Russian envoys outline plan to 'take over world' in unauthenticated tape of leaked conversation
Crimea is just the start, warn ambassadors, in unauthenticated tape of leaked conversation
A recording has surfaced online purporting to be a leaked conversation between two Russian ambassadors discussing which parts of the world they would like to annex after Crimea.
The five-minute recording, laden with expletives, has been posted on YouTube and claims to be a telephone call between Igor Chubarov, Russia's ambassador to Eritrea, and Sergei Bakharev, the ambassador to Zimbabwe and Malawi. It has not been authenticated.
"We've got Crimea, but that's not f****** all folks. In the future we'll damn well take your Catalonia and Venice, and also Scotland and Alaska," says the voice labelled as Chubarov.
After this, Chubarov says Russia will make a move for "all those f****** border countries", such as Estonia, as well as Romania and Bulgaria. He adds that the head of the EU mission to Eritrea had jokingly said that he wished Russia would "take back" Romania and Bulgaria.
In the end, the ambassadors agree it is probably better to leave Bulgaria, Romania and the "Baltic s***"in the EU for now, and Bakharev says it would be more interesting to go for California or Miami.
"Exactly, Miamiland is f****** 95 per cent Russian citizens," says Chubarov. "We have a full right to hold a referendum."
Bakharev suggests holding one in "Londonland" as well, to laughter.
Chubarov congratulates Bakharev on the fact that Zimbabwe was one of only 11 countries, with Syria and North Korea, to back Russia at the UN over its annexation of Crimea.
There is also consternation that the "b*****ds" from Malawi did not support Moscow.

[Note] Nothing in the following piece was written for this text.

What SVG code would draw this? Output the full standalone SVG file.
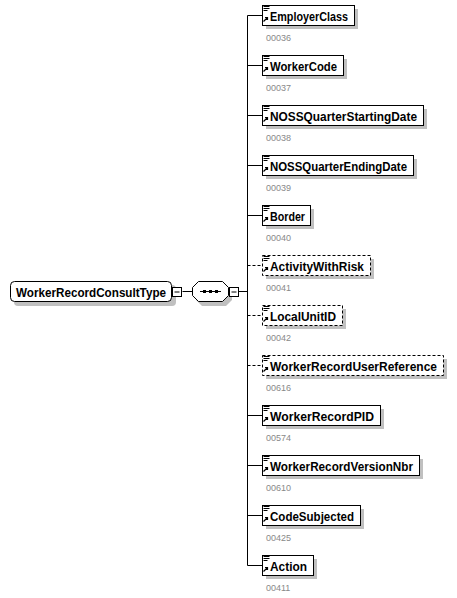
<svg xmlns="http://www.w3.org/2000/svg" width="457" height="598" viewBox="0 0 457 598">
<style>
.box{fill:#fff;stroke:#000;stroke-width:1}
.opt{fill:#fff;stroke:#000;stroke-width:1;stroke-dasharray:3,2}
.sh{fill:#c0c0c0}
.lbl{font-family:"Liberation Sans",Arial,sans-serif;font-weight:bold;font-size:13px;fill:#000}
.num{font-family:"Liberation Sans",Arial,sans-serif;font-size:9px;fill:#888}
.ln{stroke:#000;stroke-width:1;fill:none}
.dl{stroke:#000;stroke-width:1;fill:none;stroke-dasharray:3,2}
</style>
<defs>
<g id="ic">
<path d="M1.5,1.5h6M1.5,3.5h6M1.5,5.5h4" stroke="#000" stroke-width="1"/>
<path d="M1.5,16.5l4,-4M3,12.5h2.5v2.5" stroke="#000" stroke-width="1.2" fill="none"/>
</g>
</defs>
<g id="connectors">
<line class="ln" x1="182.5" y1="291.5" x2="192" y2="291.5"/>
<line class="ln" x1="239" y1="291.5" x2="247.5" y2="291.5"/>
<line class="ln" x1="247.5" y1="15.5" x2="247.5" y2="565.5"/>
<line class="ln" x1="247.5" y1="15.5" x2="262" y2="15.5"/>
<line class="ln" x1="247.5" y1="65.5" x2="262" y2="65.5"/>
<line class="ln" x1="247.5" y1="115.5" x2="262" y2="115.5"/>
<line class="ln" x1="247.5" y1="165.5" x2="262" y2="165.5"/>
<line class="ln" x1="247.5" y1="215.5" x2="262" y2="215.5"/>
<line class="dl" x1="247.5" y1="265.5" x2="262" y2="265.5"/>
<line class="dl" x1="247.5" y1="315.5" x2="262" y2="315.5"/>
<line class="dl" x1="247.5" y1="365.5" x2="262" y2="365.5"/>
<line class="ln" x1="247.5" y1="415.5" x2="262" y2="415.5"/>
<line class="ln" x1="247.5" y1="465.5" x2="262" y2="465.5"/>
<line class="ln" x1="247.5" y1="515.5" x2="262" y2="515.5"/>
<line class="ln" x1="247.5" y1="565.5" x2="262" y2="565.5"/>
</g>
<g id="root">
<rect class="sh" x="14" y="285" width="162" height="21" rx="4"/>
<rect class="box" x="10.5" y="281.5" width="161" height="20" rx="4"/>
<text class="lbl" x="16" y="296.5" textLength="150" lengthAdjust="spacingAndGlyphs">WorkerRecordConsultType</text>
<rect class="box" x="172.5" y="287.5" width="9" height="9"/>
<line class="ln" x1="174.5" y1="292" x2="179.5" y2="292"/>
</g>
<g id="sequence">
<path class="sh" d="M202,285h24l6,6v9l-6,6h-24l-6,-6v-9z"/>
<path class="box" d="M198.5,281.5h24l6,6v8l-6,6h-24l-6,-6v-8z"/>
<line class="ln" x1="200" y1="291.5" x2="221" y2="291.5"/>
<rect x="203" y="290" width="3" height="3" fill="#000"/>
<rect x="209" y="290" width="3" height="3" fill="#000"/>
<rect x="215" y="290" width="3" height="3" fill="#000"/>
<rect class="box" x="229.5" y="287.5" width="9" height="9"/>
<line class="ln" x1="231.5" y1="292" x2="236.5" y2="292"/>
</g>
<g id="EmployerClass">
<rect class="sh" x="266" y="9" width="92" height="20"/>
<rect class="box" x="262.5" y="5.5" width="92" height="20"/>
<use href="#ic" x="262" y="5"/>
<text class="lbl" x="270" y="20.5" textLength="78" lengthAdjust="spacingAndGlyphs">EmployerClass</text>
<text class="num" x="266" y="41">00036</text>
</g>
<g id="WorkerCode">
<rect class="sh" x="266" y="59" width="81" height="20"/>
<rect class="box" x="262.5" y="55.5" width="81" height="20"/>
<use href="#ic" x="262" y="55"/>
<text class="lbl" x="270" y="70.5" textLength="67" lengthAdjust="spacingAndGlyphs">WorkerCode</text>
<text class="num" x="266" y="91">00037</text>
</g>
<g id="NOSSQuarterStartingDate">
<rect class="sh" x="266" y="109" width="161" height="20"/>
<rect class="box" x="262.5" y="105.5" width="161" height="20"/>
<use href="#ic" x="262" y="105"/>
<text class="lbl" x="270" y="120.5" textLength="147" lengthAdjust="spacingAndGlyphs">NOSSQuarterStartingDate</text>
<text class="num" x="266" y="141">00038</text>
</g>
<g id="NOSSQuarterEndingDate">
<rect class="sh" x="266" y="159" width="151" height="20"/>
<rect class="box" x="262.5" y="155.5" width="151" height="20"/>
<use href="#ic" x="262" y="155"/>
<text class="lbl" x="270" y="170.5" textLength="137" lengthAdjust="spacingAndGlyphs">NOSSQuarterEndingDate</text>
<text class="num" x="266" y="191">00039</text>
</g>
<g id="Border">
<rect class="sh" x="266" y="209" width="48" height="20"/>
<rect class="box" x="262.5" y="205.5" width="48" height="20"/>
<use href="#ic" x="262" y="205"/>
<text class="lbl" x="270" y="220.5" textLength="35" lengthAdjust="spacingAndGlyphs">Border</text>
<text class="num" x="266" y="241">00040</text>
</g>
<g id="ActivityWithRisk">
<rect class="sh" x="266" y="259" width="108" height="20"/>
<rect class="opt" x="262.5" y="255.5" width="108" height="20"/>
<use href="#ic" x="262" y="255"/>
<text class="lbl" x="270" y="270.5" textLength="94" lengthAdjust="spacingAndGlyphs">ActivityWithRisk</text>
<text class="num" x="266" y="291">00041</text>
</g>
<g id="LocalUnitID">
<rect class="sh" x="266" y="309" width="80" height="20"/>
<rect class="opt" x="262.5" y="305.5" width="80" height="20"/>
<use href="#ic" x="262" y="305"/>
<text class="lbl" x="270" y="320.5" textLength="66" lengthAdjust="spacingAndGlyphs">LocalUnitID</text>
<text class="num" x="266" y="341">00042</text>
</g>
<g id="WorkerRecordUserReference">
<rect class="sh" x="266" y="359" width="181" height="20"/>
<rect class="opt" x="262.5" y="355.5" width="181" height="20"/>
<use href="#ic" x="262" y="355"/>
<text class="lbl" x="270" y="370.5" textLength="167" lengthAdjust="spacingAndGlyphs">WorkerRecordUserReference</text>
<text class="num" x="266" y="391">00616</text>
</g>
<g id="WorkerRecordPID">
<rect class="sh" x="266" y="409" width="118" height="20"/>
<rect class="box" x="262.5" y="405.5" width="118" height="20"/>
<use href="#ic" x="262" y="405"/>
<text class="lbl" x="270" y="420.5" textLength="104" lengthAdjust="spacingAndGlyphs">WorkerRecordPID</text>
<text class="num" x="266" y="441">00574</text>
</g>
<g id="WorkerRecordVersionNbr">
<rect class="sh" x="266" y="459" width="157" height="20"/>
<rect class="box" x="262.5" y="455.5" width="157" height="20"/>
<use href="#ic" x="262" y="455"/>
<text class="lbl" x="270" y="470.5" textLength="143" lengthAdjust="spacingAndGlyphs">WorkerRecordVersionNbr</text>
<text class="num" x="266" y="491">00610</text>
</g>
<g id="CodeSubjected">
<rect class="sh" x="266" y="509" width="98" height="20"/>
<rect class="box" x="262.5" y="505.5" width="98" height="20"/>
<use href="#ic" x="262" y="505"/>
<text class="lbl" x="270" y="520.5" textLength="84" lengthAdjust="spacingAndGlyphs">CodeSubjected</text>
<text class="num" x="266" y="541">00425</text>
</g>
<g id="Action">
<rect class="sh" x="266" y="559" width="51" height="20"/>
<rect class="box" x="262.5" y="555.5" width="51" height="20"/>
<use href="#ic" x="262" y="555"/>
<text class="lbl" x="270" y="570.5" textLength="37" lengthAdjust="spacingAndGlyphs">Action</text>
<text class="num" x="266" y="591">00411</text>
</g>
</svg>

It is possible that the leaking of the recording is revenge for the recent spate of high-profile leaks of Western diplomatic discussions over Ukraine. A call between the US assistant secretary of state, Victoria Nuland, and the US ambassador in Kiev was leaked, in which Nuland discussed strategy for the leaders of the Ukrainian protest movement.
The reaction in Moscow to the African ambassadors' tape was one more of amusement than anger, especially given that the taped diplomats are significantly lower ranking than Nuland or Ashton.
Maria Zakharova, deputy spokeswoman for the Russian foreign ministry, wrote on Facebook that she had no idea who was talking on the tape, but noted that the photograph appended to the YouTube video of Bakharev bore no resemblance to him.
Zakharova insinuated that the recording was clumsy US handiwork and compared it to the incident during the "reset" of relations between Russia and the US, when the then secretary of state, Hillary Rodham Clinton, presented the Russian foreign minister, Sergei Lavrov, with a button that was meant to say "reset", but got the Russian word wrong and said "overload" instead.